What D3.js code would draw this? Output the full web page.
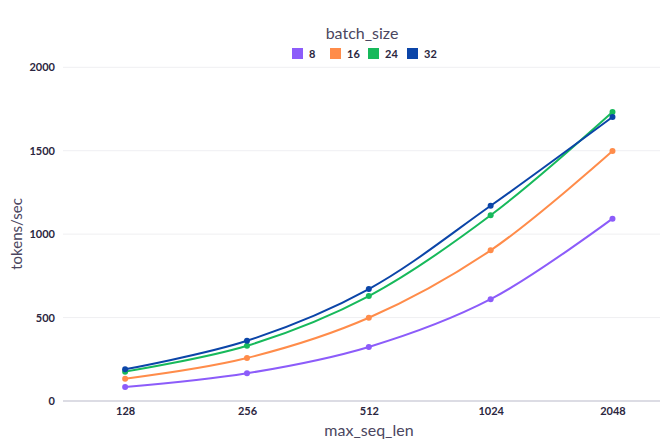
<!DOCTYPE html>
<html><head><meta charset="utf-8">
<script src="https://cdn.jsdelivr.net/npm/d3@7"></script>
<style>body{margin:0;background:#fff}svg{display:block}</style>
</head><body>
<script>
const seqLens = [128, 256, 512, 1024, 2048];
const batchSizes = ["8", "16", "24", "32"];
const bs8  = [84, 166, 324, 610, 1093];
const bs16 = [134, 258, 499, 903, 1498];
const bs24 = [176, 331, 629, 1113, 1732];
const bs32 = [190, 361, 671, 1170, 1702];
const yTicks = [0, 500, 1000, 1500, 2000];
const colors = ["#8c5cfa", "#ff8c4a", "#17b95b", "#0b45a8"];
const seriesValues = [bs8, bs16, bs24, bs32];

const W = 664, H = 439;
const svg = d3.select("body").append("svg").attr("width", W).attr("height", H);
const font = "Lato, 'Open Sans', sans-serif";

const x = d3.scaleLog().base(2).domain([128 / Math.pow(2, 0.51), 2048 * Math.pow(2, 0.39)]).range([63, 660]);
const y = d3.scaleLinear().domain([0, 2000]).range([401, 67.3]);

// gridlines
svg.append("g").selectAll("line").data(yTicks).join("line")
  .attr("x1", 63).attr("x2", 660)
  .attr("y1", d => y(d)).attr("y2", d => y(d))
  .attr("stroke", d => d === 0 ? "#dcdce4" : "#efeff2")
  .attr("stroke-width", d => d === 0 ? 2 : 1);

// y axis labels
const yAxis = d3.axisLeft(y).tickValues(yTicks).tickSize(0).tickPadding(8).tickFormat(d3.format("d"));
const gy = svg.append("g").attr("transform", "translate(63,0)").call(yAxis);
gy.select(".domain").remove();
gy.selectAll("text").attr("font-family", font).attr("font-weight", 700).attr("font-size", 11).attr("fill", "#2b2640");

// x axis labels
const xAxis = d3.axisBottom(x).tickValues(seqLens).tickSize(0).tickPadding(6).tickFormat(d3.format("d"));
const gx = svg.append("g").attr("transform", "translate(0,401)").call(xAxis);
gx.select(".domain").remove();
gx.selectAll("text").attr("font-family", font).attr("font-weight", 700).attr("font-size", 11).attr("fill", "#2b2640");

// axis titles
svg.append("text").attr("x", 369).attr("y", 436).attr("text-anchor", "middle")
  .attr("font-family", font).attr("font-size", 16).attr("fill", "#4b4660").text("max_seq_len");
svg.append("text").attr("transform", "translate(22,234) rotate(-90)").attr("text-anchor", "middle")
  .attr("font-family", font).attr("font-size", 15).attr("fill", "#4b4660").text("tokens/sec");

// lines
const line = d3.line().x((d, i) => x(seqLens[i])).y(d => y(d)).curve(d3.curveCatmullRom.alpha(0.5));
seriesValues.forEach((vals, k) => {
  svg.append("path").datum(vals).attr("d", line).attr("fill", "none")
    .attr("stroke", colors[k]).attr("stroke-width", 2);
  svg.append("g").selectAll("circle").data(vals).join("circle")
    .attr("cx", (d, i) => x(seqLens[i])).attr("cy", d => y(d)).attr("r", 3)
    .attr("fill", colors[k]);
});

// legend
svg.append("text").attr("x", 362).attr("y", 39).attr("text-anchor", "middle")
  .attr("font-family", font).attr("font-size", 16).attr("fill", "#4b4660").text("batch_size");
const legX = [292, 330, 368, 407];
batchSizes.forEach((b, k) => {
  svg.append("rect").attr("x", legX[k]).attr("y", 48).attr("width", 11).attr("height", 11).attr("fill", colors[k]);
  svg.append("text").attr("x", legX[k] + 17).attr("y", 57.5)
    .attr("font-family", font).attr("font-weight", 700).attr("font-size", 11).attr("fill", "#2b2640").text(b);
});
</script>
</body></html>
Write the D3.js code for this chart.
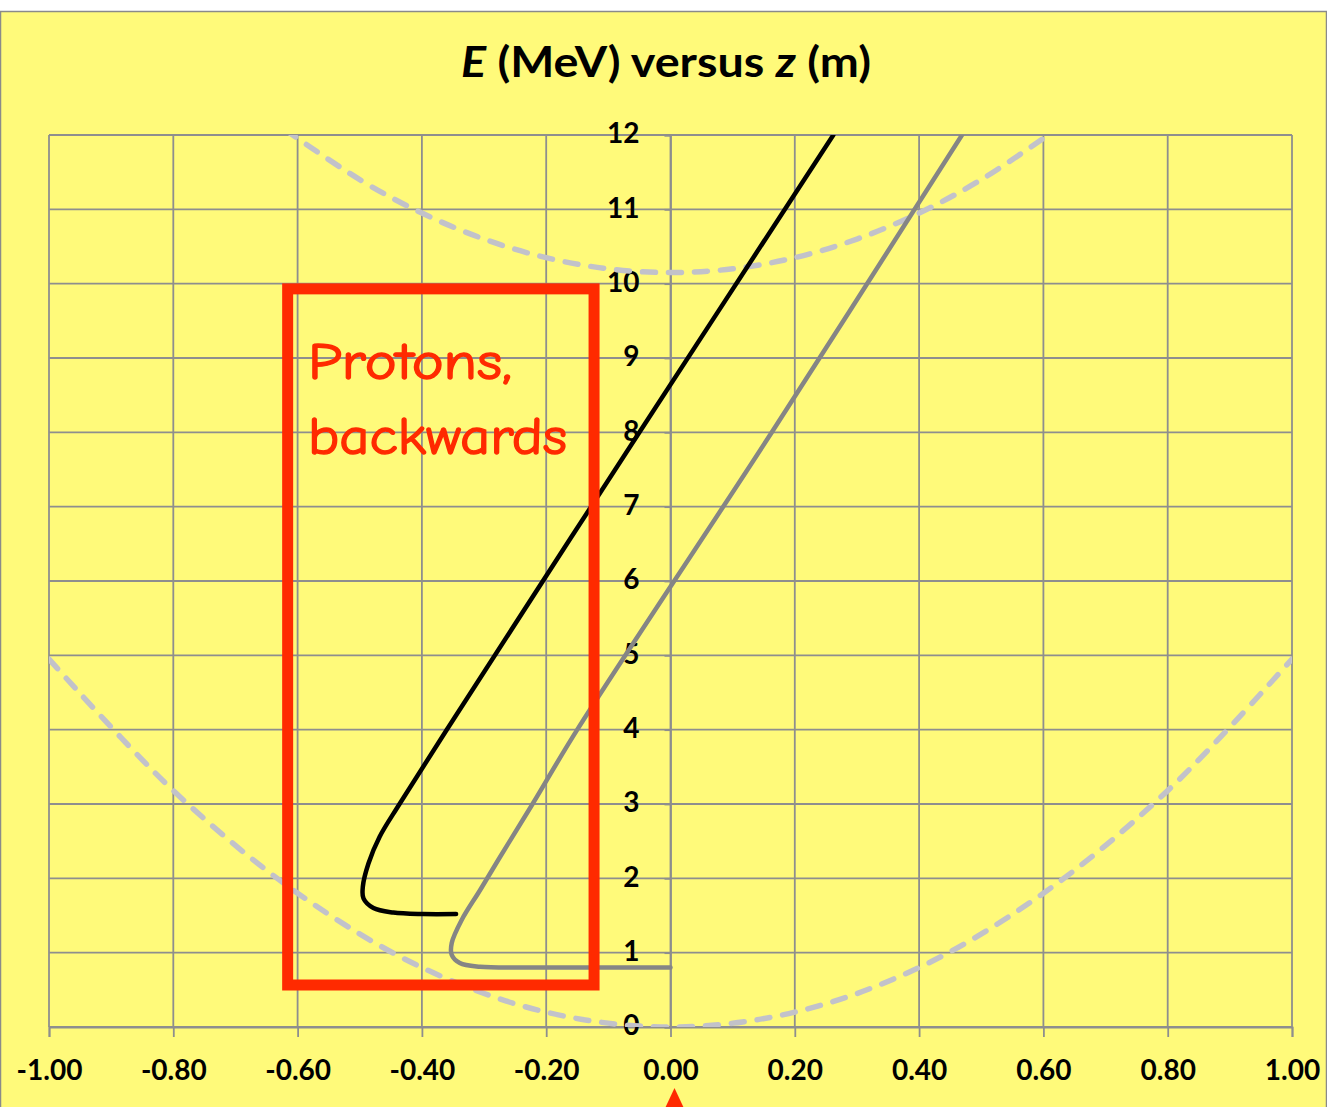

# SHORT EXERCISE:
Some lines of the data above may hold the word "code"; report how many do, and nothing else.

# ANSWER:
2